Starting just one week after my ex and I told Luca we were divorcing, my then six-year-old son decided he hated me. He morphed from the snuggly moppet who asked me if I could marry him into a Linda Blair-like creature, projecting verbal vomit all over me.
“I want to stab you with a knife!”
“My dad says you’re the bad one and he’s the good one!”
“I hope my dad remarries and cuts you out of the picture!”
This went on almost daily for seven years. Along with screaming fits, pushing, scratching, and stalking me around the house until I slid down into a crumpled heap against my locked bedroom door.
Growing up as an adopted kid, I had never felt truly connected to anyone until I gave birth to my son.
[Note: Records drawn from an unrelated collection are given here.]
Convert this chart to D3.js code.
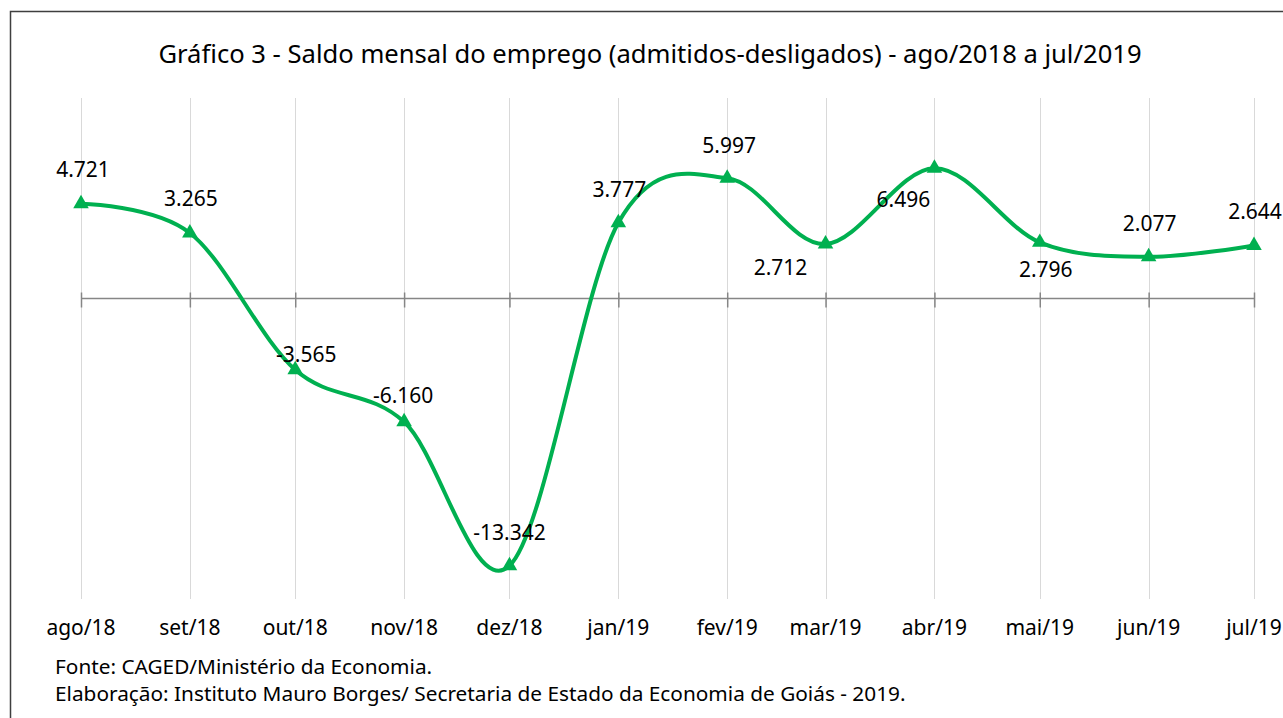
<!DOCTYPE html>
<html>
<head>
<meta charset="utf-8">
<script src="https://cdn.jsdelivr.net/npm/d3@7"></script>
<style>
  body { margin: 0; background: #fff; }
  svg { display: block; font-family: "Noto Sans", "Open Sans", sans-serif; }
</style>
</head>
<body>
<div id="chart"></div>
<script>
// Saldo mensal do emprego - data
var months = ["ago/18", "set/18", "out/18", "nov/18", "dez/18", "jan/19",
              "fev/19", "mar/19", "abr/19", "mai/19", "jun/19", "jul/19"];
var monthDates = ["2018-08-01", "2018-09-01", "2018-10-01", "2018-11-01", "2018-12-01", "2019-01-01",
                  "2019-02-01", "2019-03-01", "2019-04-01", "2019-05-01", "2019-06-01", "2019-07-01"];
var saldo = [4721, 3265, -3565, -6160, -13342, 3777, 5997, 2712, 6496, 2796, 2077, 2644];

// Label placement (dx, dy from the marker), as they were dragged in the original
var labelOffsets = [[2, -27], [1, -27], [11, -8], [-1, -19], [0, -26], [1, -26],
                    [2, -25], [-45, 31], [-31, 39], [6, 35], [1, -26], [1, -26]];

var titleText = "Gráfico 3 - Saldo mensal do emprego (admitidos-desligados) - ago/2018 a jul/2019";
var notes = ["Fonte: CAGED/Ministério da Economia.",
             "Elaboração: Instituto Mauro Borges/ Secretaria de Estado da Economia de Goiás - 2019."];

// SVG setup
var svgWidth = 1283;
var svgHeight = 718;
var plot = { left: 81, right: 1254, top: 98, bottom: 599 };
var green = "#00B050";

var parseDate = d3.timeParse("%Y-%m-%d");
var data = months.map(function(m, i) {
    return { month: m, date: parseDate(monthDates[i]), value: saldo[i], off: labelOffsets[i] };
});

// Brazilian number format, plain hyphen as minus sign
var ptBR = d3.formatLocale({ decimal: ",", thousands: ".", grouping: [3], currency: ["R$", ""], minus: "-" });
var fmt = ptBR.format(",d");

var svg = d3.select("#chart").append("svg")
    .attr("width", svgWidth)
    .attr("height", svgHeight);

svg.append("rect").attr("width", svgWidth).attr("height", svgHeight).attr("fill", "#fff");

// Chart frame (only left and top edges are inside the picture)
svg.append("path")
    .attr("d", "M10.5," + svgHeight + "V11.5H" + svgWidth)
    .attr("fill", "none")
    .attr("stroke", "#3f3f3f")
    .attr("stroke-width", 1.5);

// Scales - date axis, so months are spaced by their number of days
var xScale = d3.scaleTime()
    .domain(d3.extent(data, function(d) { return d.date; }))
    .range([plot.left, plot.right]);

var yScale = d3.scaleLinear()
    .domain([-15000, 10000])
    .range([plot.bottom, plot.top]);

// Title
svg.append("text")
    .attr("x", 650)
    .attr("y", 63)
    .attr("text-anchor", "middle")
    .attr("font-size", 25.6)
    .attr("fill", "#000")
    .text(titleText);

// Vertical gridlines
svg.append("g")
    .selectAll("line")
    .data(data)
    .enter().append("line")
    .attr("x1", function(d) { return Math.round(xScale(d.date)) + 0.5; })
    .attr("x2", function(d) { return Math.round(xScale(d.date)) + 0.5; })
    .attr("y1", plot.top)
    .attr("y2", plot.bottom)
    .attr("stroke", "#d9d9d9")
    .attr("stroke-width", 1);

// Zero axis with crossing ticks
var zeroY = Math.round(yScale(0)) + 0.5;
var xAxis = d3.axisBottom(xScale)
    .tickValues(data.map(function(d) { return d.date; }))
    .tickSize(8)
    .tickFormat("");
var axisG = svg.append("g")
    .attr("transform", "translate(0," + zeroY + ")")
    .call(xAxis);
axisG.select(".domain").attr("stroke", "#868686").attr("stroke-width", 1.5)
    .attr("d", "M" + plot.left + ",0H" + plot.right);
axisG.selectAll(".tick line")
    .attr("stroke", "#868686")
    .attr("stroke-width", 1.5)
    .attr("y1", -6)
    .attr("y2", 9);

// Category labels at the bottom
svg.append("g")
    .selectAll("text")
    .data(data)
    .enter().append("text")
    .attr("x", function(d) { return xScale(d.date); })
    .attr("y", 635)
    .attr("text-anchor", "middle")
    .attr("font-size", 21)
    .attr("fill", "#000")
    .text(function(d) { return d.month; });

// Smoothed line (Excel-like smoothing)
var line = d3.line()
    .x(function(d) { return xScale(d.date); })
    .y(function(d) { return yScale(d.value); })
    .curve(d3.curveCardinal.tension(0));

svg.append("path")
    .datum(data)
    .attr("d", line)
    .attr("fill", "none")
    .attr("stroke", green)
    .attr("stroke-width", 4)
    .attr("stroke-linejoin", "round");

// Triangle markers
svg.append("g")
    .selectAll("path")
    .data(data)
    .enter().append("path")
    .attr("d", d3.symbol().type(d3.symbolTriangle).size(105))
    .attr("transform", function(d) { return "translate(" + xScale(d.date) + "," + yScale(d.value) + ")"; })
    .attr("fill", green);

// Data labels
svg.append("g")
    .selectAll("text")
    .data(data)
    .enter().append("text")
    .attr("x", function(d) { return xScale(d.date) + d.off[0]; })
    .attr("y", function(d) { return yScale(d.value) + d.off[1]; })
    .attr("text-anchor", "middle")
    .attr("font-size", 21)
    .attr("fill", "#000")
    .text(function(d) { return fmt(d.value); });

// Source notes
svg.append("g")
    .selectAll("text")
    .data(notes)
    .enter().append("text")
    .attr("x", 55)
    .attr("y", function(d, i) { return 674 + i * 27; })
    .attr("font-size", 20.8)
    .attr("fill", "#000")
    .text(function(d) { return d; });
</script>
</body>
</html>
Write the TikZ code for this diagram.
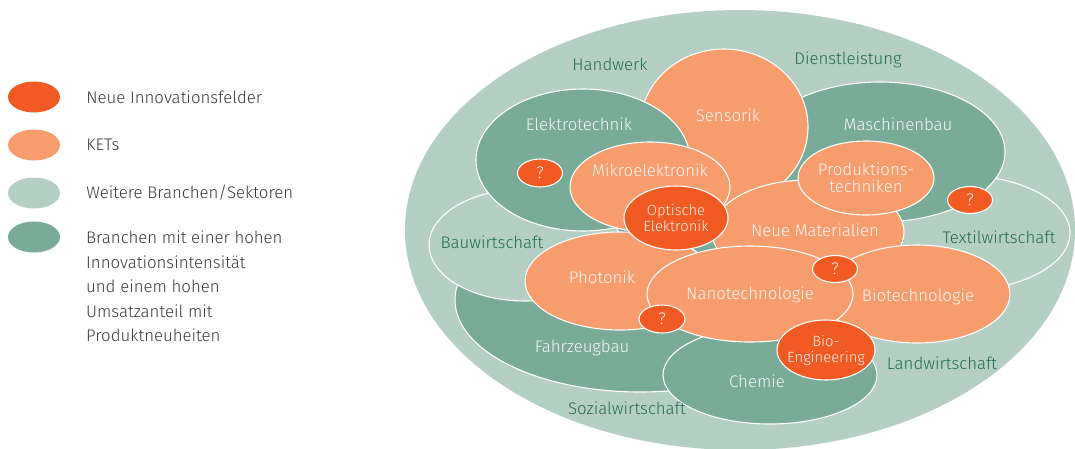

Then to have that bond ruptured, over and over and over, was beyond excruciating. It was sewing a limb back on only to have it yanked back off. It was Demeter wandering the parched earth, searching for Persephone. It was a sick lifecycle deja vu: as my birthmother lost me, so I lost my son.
Over the years, I learned the art of numbing myself. I learned to stand outside pain, and become a narrator to my existential nightmare.
That other woman is blinking back tears, watching Prince smirk as Luca runs into his arms.
That other woman’s stomach is lurching as her nanny describes how Prince’s mother told tales of her former daughter-in-law’s “mental illness,” with the children standing nearby.
That other woman’s cheeks are flaming as her son refuses to acknowledge her at his elementary school graduation, and watches as he hugs his stepmother seated on the front row bleacher.
Fast forward through a custody battle, then a year-and-a-half in residential treatment for Luca, to every other weekend “visitation,” to a week ago at a local pizza place.
Luca, now sixteen, announces casually, “Mom, I really don’t like my dad.”
“Now, Luca, you didn’t like me for a long time,” I said, sinking my teeth into a slice of pepperoni in order to hide my jubilation.
“Yeah, but that was because my dad demonized you.”
“Hmm,” I said, swallowing. Pizza had never tasted so good.
“Why is he such a control freak?” Luca turned to his friend Paolo, seated across from him at the table. “My dad tries to control everything my mom does at her house.”
“My dad is the same way too. He tries to control everything too.”
As I listened to Luca and Paolo lob stories of patriarchal tyranny back and forth, an immense wave of gratitude poured over me.
After years spent keeping my head above despair, the invisible wall between the other woman and me had finally collapsed. And in the process, that other woman stepped back inside me, and my two halves became whole.
I am relieved that Luca has figured out his dad. It isn’t so much about vindication — okay, 25% is about vindication. But mostly, I’m grateful that Luca has developed the ability to think for himself. With all the brainwashing he received growing up, it’s staggering that he has — psychologically, at least — broken free of the Your Mother Is Evil cult, and that he has done it while still living with the cult leader most of the time.
Although it’s paradoxical, and contrary to the Parental Alienation conventional wisdom never to stop fighting for your child, I’ve come to believe that letting go brought Luca back. Letting go of the custody battle. Letting go of trying to control the outcome. Letting go of my hope of raising Luca in a traditonal context, or at all. Letting go of the embarrassment of being a non-custodial mother.
I’m squeamish about saying my nightmare happened for a reason, but I do think going through the gauntlet forced both Luca and me to define whe we are, and what we believe. And I believe that our story stretches beyond the two of us, that it gives Alienated Parents a glimmer of hope, and proof that ruptured relationships can be stitched back together.